Писемский же упоминал сад Осташевского в романе под названием «Тысяча душ»: «Сад Годневых, купленный вместе с домом у бывшего когда-то предводителем богатого холостяка и большого садовода, отличался некогда большими запотроями… Выход в сад был прямо из гостиной с небольшого балкончика, от которого прямо начиналась густо разросшаяся липовая аллея расходившаяся в широкую площадку, где посредине стояла полуразвалившаяся китайская беседка. От этой беседки, в различных расстояниях, возвышались деревянные статуи олимпийских богов, какие, может быть, читателям случалось видать в некогда существовавшем саду Осташевского, который служил прототипом для многих помещичьих садов. Из числа этих олимпийских богов осталась Минерва без правой руки, Венера с отколотою половиной головы и ноги какого-то бога, а от прочих уцелели одни только пьедесталы. Все эти остатки богов и богинь были выкрашены яркими красками. Место это Петр Михайлыч называл разрушенным Олимпом».

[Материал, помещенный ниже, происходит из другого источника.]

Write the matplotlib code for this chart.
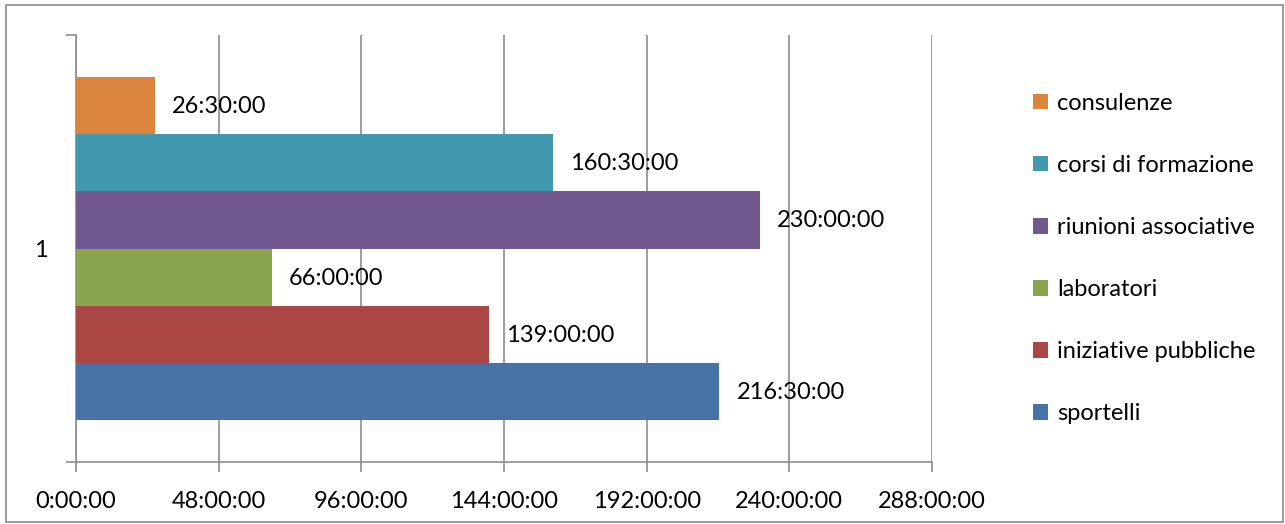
import matplotlib.pyplot as plt
from matplotlib.patches import Rectangle
from matplotlib.ticker import FixedLocator

plt.rcParams['font.family'] = ['Lato', 'DejaVu Sans']

# hours per activity (bottom to top in the chart)
categories = ["sportelli", "iniziative pubbliche", "laboratori",
              "riunioni associative", "corsi di formazione", "consulenze"]
hours = [216.5, 139.0, 66.0, 230.0, 160.5, 26.5]
labels = ["216:30:00", "139:00:00", "66:00:00", "230:00:00", "160:30:00", "26:30:00"]
colors = ["#4572A7", "#AA4643", "#89A54E", "#71588F", "#4198AF", "#DB843D"]
x_ticks = [0, 48, 96, 144, 192, 240, 288]
x_tick_labels = ["0:00:00", "48:00:00", "96:00:00", "144:00:00",
                 "192:00:00", "240:00:00", "288:00:00"]

FS = 17
W, H = 1285, 524
fig = plt.figure(figsize=(W / 100, H / 100), dpi=100)
fig.patches.append(Rectangle((6 / W, 2 / H), 1277 / W, 517 / H, transform=fig.transFigure,
                             fill=False, edgecolor="#8c8c8c", linewidth=1.2))

ax = fig.add_axes([76 / W, (H - 462) / H, (932 - 76) / W, (462 - 35) / H])

n = len(categories)
gap = 1.47
bar_h = 1 / (n + gap)
start = -0.5 + gap * bar_h / 2
for i, (cat, val, lab, col) in enumerate(zip(categories, hours, labels, colors)):
    y = start + (i + 0.5) * bar_h
    ax.barh(y, val, height=bar_h, color=col, label=cat, zorder=3)
    ax.annotate(lab, (val, y), xytext=(17, -1), textcoords="offset pixels",
                va="center", ha="left", fontsize=FS, zorder=4)

ax.set_xlim(0, 288)
ax.set_ylim(-0.5, 0.5)
ax.xaxis.set_major_locator(FixedLocator(x_ticks))
ax.set_xticklabels(x_tick_labels, fontsize=FS)
ax.set_yticks([0])
ax.set_yticklabels(["1"], fontsize=FS)
ax.yaxis.set_minor_locator(FixedLocator([-0.5, 0.5]))
ax.tick_params(axis="y", which="major", length=0, pad=20)
ax.tick_params(axis="y", which="minor", length=7, width=1.2, color="#8c8c8c")
ax.tick_params(axis="x", length=7, width=1.2, color="#8c8c8c", pad=14)

ax.grid(axis="x", color="#8c8c8c", linewidth=1.2, zorder=0)
for side in ["top", "right"]:
    ax.spines[side].set_visible(False)
for side in ["left", "bottom"]:
    ax.spines[side].set_color("#8c8c8c")
    ax.spines[side].set_linewidth(1.2)

handles, leg_labels = ax.get_legend_handles_labels()
fig.legend(handles[::-1], leg_labels[::-1], loc="upper left",
           bbox_to_anchor=(1033 / W, (H - 93) / H), frameon=False, fontsize=FS,
           borderpad=0, borderaxespad=0,
           handlelength=0.62, handleheight=0.62, handletextpad=0.4, labelspacing=1.74)

fig.savefig("out.png", dpi=100)
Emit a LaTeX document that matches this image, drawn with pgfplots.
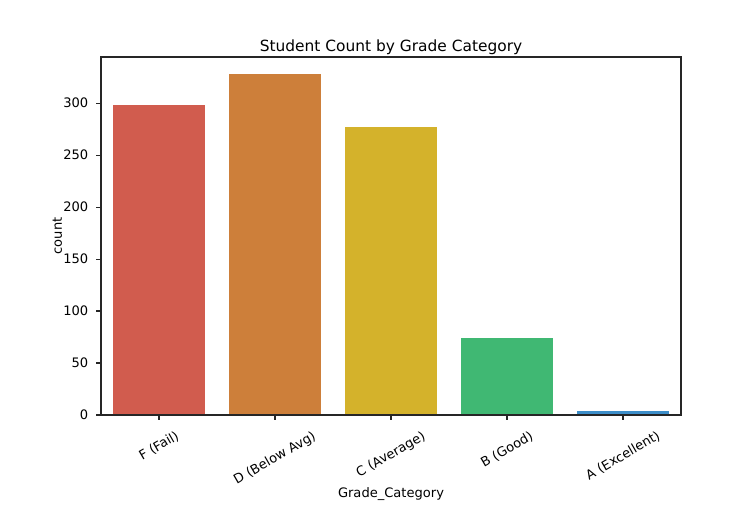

В 1864 году усадьба меняет владельца. Она отходит к некой госпоже Пукаловой, одной из героинь мемуаров Ф. Вигеля. Филипп Филиппович писал: «Весьма важную роль также играл в это время один частный человек, отставной статский советник Иван Антонович Пукалов. Он женился на побочной дочери какого-то богатого боярина, которому для нее был нужен чин, чтобы законным образом оставить ей свое наследство. Пукалов был слишком благоразумен, чтобы ревновать жену моложе его тридцатью годами. Он пользовался ее имением; она пользовалась совершенной свободой. Я знавал ее лично, эту всем известную Варвару Петровну, полненькую, кругленькую, беленькую бесстыдницу».